Every child is born with their own unique way of interacting with the world. Some are flexible in the midst of change while others may experience stress when presented with new situations or a change in schedule. This is what is referred to as temperament. And while some temperaments are easier to handle than others, it is important for parents to understand temperament traits, such as adaptability. By doing this, we can help children become the best version of themselves in the most effective way possible.

Temperament is the way a child reacts to their environment and how they regulate emotions. Psychiatrists Dr. Stella Chess and Dr. Alexander Thomas identified nine dimensions of temperament that they felt were significant when determining how a child relates with the world. One of the nine, adaptability, plays a huge role in how children transition through changes around them. Understanding how this plays a role in the different types of temperament is key for parents, teachers, and coaches.

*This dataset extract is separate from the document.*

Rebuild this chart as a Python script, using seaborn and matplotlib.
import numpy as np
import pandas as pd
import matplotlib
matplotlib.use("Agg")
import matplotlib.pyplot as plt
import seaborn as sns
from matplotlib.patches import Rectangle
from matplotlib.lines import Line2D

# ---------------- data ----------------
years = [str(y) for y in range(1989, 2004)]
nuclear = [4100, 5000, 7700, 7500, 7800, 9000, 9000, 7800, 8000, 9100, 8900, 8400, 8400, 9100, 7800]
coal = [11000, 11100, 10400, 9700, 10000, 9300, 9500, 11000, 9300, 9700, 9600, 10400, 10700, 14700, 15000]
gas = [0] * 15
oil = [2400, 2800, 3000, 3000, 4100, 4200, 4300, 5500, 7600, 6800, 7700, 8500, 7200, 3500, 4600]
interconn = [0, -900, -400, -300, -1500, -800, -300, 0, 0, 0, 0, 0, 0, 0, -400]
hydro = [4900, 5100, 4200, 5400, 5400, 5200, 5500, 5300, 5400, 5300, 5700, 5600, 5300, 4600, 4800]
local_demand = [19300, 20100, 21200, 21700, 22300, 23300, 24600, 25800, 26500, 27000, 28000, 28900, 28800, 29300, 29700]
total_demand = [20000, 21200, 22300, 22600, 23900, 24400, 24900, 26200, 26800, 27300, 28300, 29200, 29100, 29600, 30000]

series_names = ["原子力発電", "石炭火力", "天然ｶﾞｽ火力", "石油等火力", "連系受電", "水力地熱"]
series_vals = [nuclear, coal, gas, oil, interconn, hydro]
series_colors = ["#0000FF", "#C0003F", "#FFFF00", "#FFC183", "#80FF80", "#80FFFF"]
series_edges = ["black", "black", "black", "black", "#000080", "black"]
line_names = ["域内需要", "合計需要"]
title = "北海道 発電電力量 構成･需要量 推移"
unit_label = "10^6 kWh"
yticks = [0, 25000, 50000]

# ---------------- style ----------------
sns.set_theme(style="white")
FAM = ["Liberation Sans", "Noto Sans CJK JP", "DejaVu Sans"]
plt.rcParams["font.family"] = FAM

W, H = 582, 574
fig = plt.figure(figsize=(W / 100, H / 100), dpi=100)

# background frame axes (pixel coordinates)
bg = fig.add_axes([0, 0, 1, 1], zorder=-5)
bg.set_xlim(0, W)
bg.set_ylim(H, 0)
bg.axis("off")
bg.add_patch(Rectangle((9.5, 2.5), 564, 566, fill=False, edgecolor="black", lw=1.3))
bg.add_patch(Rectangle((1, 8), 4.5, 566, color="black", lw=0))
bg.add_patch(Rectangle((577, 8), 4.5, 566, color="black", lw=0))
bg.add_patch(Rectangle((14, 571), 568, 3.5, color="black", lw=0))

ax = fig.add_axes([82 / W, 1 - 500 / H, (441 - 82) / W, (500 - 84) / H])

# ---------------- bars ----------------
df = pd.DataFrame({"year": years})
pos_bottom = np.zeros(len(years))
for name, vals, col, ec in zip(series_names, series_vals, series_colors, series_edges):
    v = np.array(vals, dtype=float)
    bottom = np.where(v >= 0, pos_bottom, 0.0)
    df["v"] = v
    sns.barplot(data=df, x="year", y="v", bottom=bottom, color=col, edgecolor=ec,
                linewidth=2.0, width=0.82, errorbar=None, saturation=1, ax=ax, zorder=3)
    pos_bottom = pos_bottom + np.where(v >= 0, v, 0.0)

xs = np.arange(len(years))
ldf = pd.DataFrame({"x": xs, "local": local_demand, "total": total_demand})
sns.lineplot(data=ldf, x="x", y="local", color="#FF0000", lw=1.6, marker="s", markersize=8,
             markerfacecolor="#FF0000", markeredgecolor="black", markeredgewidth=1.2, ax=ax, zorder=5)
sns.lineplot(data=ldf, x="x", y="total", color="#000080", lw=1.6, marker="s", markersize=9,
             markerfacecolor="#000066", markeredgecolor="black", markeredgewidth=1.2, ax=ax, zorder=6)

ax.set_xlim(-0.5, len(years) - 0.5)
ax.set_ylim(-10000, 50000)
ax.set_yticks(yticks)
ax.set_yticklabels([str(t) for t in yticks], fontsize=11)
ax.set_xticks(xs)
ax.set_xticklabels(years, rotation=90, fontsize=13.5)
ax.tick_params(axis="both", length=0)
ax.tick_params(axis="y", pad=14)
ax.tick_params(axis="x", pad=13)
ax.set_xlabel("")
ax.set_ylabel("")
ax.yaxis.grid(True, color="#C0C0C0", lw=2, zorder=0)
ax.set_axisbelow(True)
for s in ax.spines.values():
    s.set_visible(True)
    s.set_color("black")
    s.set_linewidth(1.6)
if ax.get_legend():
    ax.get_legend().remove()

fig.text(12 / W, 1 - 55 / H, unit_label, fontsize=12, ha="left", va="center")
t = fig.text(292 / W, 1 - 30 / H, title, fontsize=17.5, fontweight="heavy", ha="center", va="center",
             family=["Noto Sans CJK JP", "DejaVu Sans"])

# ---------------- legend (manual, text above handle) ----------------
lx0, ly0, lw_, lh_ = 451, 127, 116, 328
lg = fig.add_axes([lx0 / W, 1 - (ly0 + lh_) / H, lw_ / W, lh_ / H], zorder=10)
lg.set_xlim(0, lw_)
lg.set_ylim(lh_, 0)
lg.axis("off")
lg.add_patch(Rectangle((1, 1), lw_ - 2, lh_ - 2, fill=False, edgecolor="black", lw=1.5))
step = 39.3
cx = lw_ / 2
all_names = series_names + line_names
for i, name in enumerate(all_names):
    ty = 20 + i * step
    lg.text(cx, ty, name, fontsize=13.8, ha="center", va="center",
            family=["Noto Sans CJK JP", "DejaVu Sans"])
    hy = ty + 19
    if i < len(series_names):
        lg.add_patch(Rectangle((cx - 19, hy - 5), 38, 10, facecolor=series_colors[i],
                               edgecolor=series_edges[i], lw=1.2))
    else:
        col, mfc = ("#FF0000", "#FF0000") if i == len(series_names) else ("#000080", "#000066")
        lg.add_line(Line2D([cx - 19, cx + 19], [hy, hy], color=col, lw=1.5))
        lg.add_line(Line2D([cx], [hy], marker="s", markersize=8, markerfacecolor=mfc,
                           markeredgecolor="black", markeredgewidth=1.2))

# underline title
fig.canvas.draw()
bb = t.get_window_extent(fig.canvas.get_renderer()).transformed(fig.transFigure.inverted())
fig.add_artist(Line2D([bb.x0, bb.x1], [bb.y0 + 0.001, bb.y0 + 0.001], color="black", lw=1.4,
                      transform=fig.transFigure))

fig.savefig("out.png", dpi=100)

Within their research, Dr. Chess and Dr. Thomas identified three types of temperament: easy, difficult, and slow to warm up. In regards to adaptability, children with an easy temperament are able to adjust to changes quickly and smoothly and enjoy new activities. However, they can be impulsive because they always jump into new things, sometimes without thinking first. Difficult temperaments tend to have very strong emotional reactions to things and are extra sensitive to stimuli. On the flip side, they are very passionate and determined. Slow-to-warm-up children often resist new activities and feel uncomfortable around new people. On a positive note, though, they are less likely to be influenced by peer pressure and they thrive on routines.

Knowing this information can help parents and other adults interact with children of different temperaments more effectively. One of the first things to do is to be aware of your child’s reactions in order to identify their temperament type. No matter what temperament they have, make sure children know that the feelings they are experiencing are ok and avoid comparing their temperament to that of another child. When addressing different temperaments, help the easy ones with thinking before they act. Help the children with more difficult temperaments by keeping a consistent schedule and encourage self-awareness. For slow to warm up children, give them time to adjust to new situations and avoid putting pressure on them to jump into activities before they are ready.

Temperament is different from child to child, even within the same family. Children do not choose what their temperament is, and one temperament is not better or worse than the other. Reframing how you describe a child can be powerful for them and you. The easy child is outgoing, the difficult child is determined, and the slow to warm child is observant. The important thing to remember is that each child is unique and help them to make the best of their own temperament.